### What is required
Below are some records. Say in a single number how many of their lines include the word "chart".

### Task input
========================================================================
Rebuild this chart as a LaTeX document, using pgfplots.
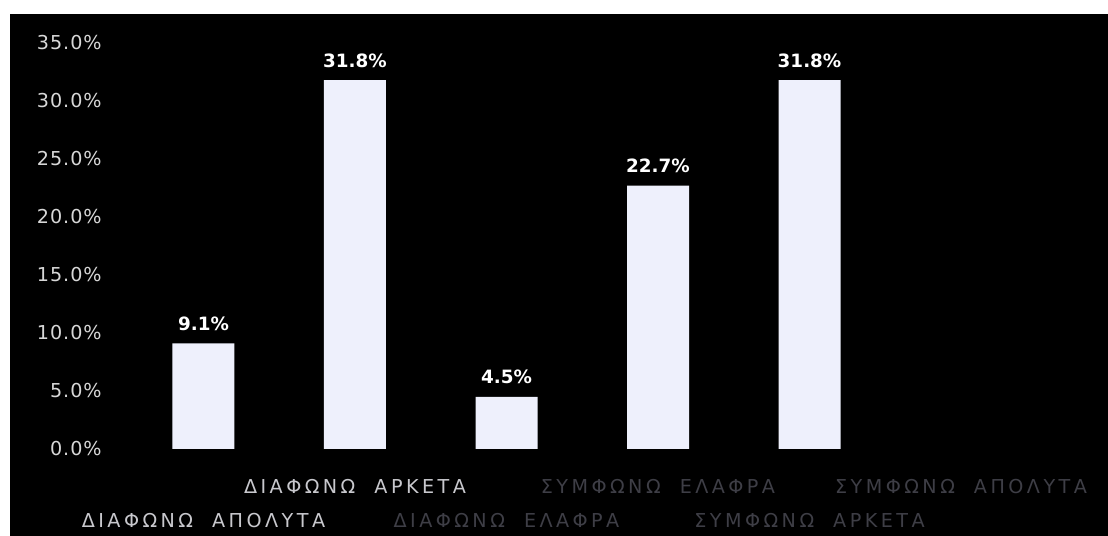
========================================================================
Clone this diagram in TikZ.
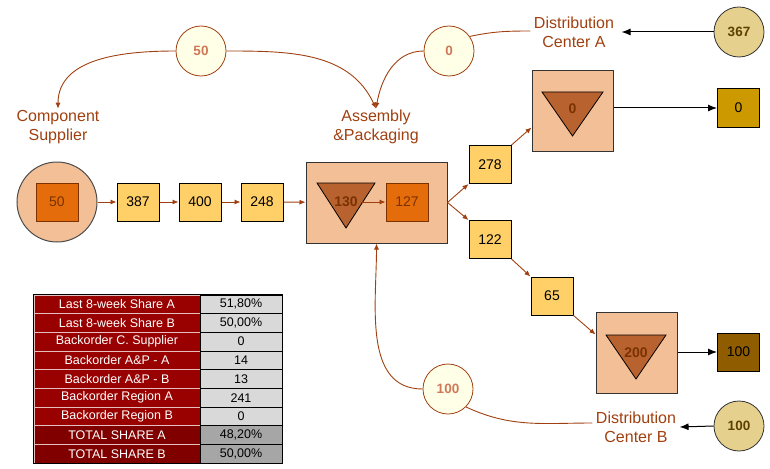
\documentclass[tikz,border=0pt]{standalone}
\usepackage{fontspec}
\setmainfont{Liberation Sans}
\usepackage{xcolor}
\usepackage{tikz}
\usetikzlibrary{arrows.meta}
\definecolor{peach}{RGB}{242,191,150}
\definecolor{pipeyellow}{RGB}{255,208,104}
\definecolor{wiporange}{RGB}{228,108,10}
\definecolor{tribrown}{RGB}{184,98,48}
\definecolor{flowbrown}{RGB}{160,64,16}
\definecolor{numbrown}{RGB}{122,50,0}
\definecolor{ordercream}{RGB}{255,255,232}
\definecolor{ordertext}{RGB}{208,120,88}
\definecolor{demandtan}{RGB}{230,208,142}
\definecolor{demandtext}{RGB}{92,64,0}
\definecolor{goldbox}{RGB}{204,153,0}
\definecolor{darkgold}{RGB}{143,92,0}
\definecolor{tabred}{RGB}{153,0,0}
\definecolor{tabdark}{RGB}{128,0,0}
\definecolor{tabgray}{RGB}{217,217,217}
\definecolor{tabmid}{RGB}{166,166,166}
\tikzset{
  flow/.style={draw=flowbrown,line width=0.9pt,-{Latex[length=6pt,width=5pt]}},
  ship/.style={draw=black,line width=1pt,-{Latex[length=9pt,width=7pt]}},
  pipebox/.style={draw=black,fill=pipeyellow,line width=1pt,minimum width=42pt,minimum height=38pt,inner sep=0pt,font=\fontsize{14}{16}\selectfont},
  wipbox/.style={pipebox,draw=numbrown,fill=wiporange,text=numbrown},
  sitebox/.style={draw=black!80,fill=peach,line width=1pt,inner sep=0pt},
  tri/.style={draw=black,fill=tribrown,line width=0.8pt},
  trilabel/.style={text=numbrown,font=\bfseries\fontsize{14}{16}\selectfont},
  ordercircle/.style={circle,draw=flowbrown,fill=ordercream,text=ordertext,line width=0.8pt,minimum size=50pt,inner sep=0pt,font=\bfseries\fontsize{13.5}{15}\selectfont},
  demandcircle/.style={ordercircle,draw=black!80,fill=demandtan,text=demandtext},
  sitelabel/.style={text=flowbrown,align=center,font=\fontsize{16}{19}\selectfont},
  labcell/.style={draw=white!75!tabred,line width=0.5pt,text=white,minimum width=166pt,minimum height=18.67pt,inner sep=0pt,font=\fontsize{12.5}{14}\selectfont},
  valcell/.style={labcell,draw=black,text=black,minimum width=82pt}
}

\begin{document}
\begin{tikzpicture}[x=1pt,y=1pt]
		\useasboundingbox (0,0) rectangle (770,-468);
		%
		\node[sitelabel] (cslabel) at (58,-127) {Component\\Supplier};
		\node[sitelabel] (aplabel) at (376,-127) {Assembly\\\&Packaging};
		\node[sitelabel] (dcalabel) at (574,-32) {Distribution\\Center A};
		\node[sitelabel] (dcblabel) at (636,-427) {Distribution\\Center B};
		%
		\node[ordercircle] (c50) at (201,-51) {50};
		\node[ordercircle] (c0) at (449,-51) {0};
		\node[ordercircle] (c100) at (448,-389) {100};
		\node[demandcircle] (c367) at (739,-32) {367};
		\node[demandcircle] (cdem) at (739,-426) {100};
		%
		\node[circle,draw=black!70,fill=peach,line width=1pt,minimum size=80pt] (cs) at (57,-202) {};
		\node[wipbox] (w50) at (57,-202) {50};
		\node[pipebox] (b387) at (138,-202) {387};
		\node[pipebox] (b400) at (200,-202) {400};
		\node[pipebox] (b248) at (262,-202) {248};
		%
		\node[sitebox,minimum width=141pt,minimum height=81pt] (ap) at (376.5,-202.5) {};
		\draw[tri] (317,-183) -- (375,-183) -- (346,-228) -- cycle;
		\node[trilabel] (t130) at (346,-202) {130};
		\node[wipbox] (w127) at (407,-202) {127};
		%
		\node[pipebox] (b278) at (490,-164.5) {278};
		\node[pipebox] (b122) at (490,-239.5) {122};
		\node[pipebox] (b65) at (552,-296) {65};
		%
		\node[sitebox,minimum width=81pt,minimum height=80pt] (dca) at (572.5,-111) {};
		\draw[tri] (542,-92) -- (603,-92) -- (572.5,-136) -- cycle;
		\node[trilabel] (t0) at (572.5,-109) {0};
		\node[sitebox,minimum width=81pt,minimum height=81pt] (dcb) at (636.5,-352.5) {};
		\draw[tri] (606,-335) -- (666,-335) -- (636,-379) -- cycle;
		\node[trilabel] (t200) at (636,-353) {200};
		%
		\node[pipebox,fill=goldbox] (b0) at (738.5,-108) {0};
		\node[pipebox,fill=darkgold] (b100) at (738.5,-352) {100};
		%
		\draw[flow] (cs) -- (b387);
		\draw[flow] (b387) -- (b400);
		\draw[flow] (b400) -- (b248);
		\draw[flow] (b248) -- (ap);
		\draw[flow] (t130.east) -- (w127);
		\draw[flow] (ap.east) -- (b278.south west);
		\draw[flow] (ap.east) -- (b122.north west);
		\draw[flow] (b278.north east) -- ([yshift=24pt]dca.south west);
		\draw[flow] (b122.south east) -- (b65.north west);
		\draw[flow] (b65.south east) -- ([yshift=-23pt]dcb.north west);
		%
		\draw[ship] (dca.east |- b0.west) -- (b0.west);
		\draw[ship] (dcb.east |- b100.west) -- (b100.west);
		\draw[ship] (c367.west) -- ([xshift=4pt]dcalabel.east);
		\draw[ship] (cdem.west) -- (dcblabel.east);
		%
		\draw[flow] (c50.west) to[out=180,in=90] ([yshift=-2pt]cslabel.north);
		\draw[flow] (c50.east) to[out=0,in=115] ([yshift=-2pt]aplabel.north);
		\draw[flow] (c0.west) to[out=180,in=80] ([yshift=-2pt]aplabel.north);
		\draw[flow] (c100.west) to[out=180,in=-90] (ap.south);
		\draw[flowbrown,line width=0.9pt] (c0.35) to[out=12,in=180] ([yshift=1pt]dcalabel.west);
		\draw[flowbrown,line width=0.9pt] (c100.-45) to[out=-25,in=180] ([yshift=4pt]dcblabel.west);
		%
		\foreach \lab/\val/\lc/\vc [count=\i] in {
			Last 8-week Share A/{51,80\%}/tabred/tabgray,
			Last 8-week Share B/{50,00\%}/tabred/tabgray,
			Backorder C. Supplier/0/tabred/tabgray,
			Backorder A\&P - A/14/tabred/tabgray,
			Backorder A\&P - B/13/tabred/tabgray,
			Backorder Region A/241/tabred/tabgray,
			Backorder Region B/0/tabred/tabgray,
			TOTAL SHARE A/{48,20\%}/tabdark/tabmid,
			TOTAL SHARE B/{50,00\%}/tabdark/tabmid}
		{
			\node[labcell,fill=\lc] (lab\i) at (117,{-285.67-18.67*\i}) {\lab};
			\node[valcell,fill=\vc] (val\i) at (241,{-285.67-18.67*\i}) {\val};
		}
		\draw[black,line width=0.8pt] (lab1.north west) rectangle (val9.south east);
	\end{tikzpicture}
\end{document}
========================================================================
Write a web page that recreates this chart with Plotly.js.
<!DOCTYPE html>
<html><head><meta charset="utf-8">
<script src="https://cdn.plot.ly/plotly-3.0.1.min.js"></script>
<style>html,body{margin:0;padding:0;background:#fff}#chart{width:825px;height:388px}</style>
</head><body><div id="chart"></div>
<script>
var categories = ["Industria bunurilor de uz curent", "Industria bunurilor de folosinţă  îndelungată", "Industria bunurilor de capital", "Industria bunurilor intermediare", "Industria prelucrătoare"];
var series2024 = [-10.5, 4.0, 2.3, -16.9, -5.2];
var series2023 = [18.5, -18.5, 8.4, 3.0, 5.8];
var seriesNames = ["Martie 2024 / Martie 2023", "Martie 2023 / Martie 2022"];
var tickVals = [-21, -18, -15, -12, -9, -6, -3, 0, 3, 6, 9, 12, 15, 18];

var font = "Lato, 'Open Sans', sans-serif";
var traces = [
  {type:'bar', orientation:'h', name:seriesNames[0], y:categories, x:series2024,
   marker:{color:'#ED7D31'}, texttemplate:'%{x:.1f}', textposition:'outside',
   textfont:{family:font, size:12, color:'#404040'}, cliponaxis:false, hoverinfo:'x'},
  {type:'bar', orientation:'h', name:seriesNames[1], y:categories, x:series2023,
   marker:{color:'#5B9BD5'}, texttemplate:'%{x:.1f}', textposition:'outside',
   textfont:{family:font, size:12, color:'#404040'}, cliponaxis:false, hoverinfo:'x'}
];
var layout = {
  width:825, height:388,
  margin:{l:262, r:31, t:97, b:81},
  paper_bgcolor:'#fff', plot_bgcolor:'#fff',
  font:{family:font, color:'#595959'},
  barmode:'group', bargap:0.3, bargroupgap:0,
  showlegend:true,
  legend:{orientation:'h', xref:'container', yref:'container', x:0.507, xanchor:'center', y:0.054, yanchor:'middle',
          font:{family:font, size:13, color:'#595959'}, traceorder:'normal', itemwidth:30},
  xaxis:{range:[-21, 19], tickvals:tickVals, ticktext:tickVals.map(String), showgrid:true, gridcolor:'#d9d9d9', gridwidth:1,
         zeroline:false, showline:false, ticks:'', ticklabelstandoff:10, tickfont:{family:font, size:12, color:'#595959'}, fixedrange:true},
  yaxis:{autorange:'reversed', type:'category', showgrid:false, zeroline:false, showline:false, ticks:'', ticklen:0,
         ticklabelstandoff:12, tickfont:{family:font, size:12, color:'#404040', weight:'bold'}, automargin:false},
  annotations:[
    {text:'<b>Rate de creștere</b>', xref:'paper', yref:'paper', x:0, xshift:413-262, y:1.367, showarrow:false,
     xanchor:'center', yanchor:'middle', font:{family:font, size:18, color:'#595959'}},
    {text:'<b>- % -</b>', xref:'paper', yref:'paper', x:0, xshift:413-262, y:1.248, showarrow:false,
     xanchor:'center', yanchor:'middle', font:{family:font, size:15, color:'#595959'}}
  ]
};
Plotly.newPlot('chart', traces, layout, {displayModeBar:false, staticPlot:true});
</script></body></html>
========================================================================
### Exercise response
5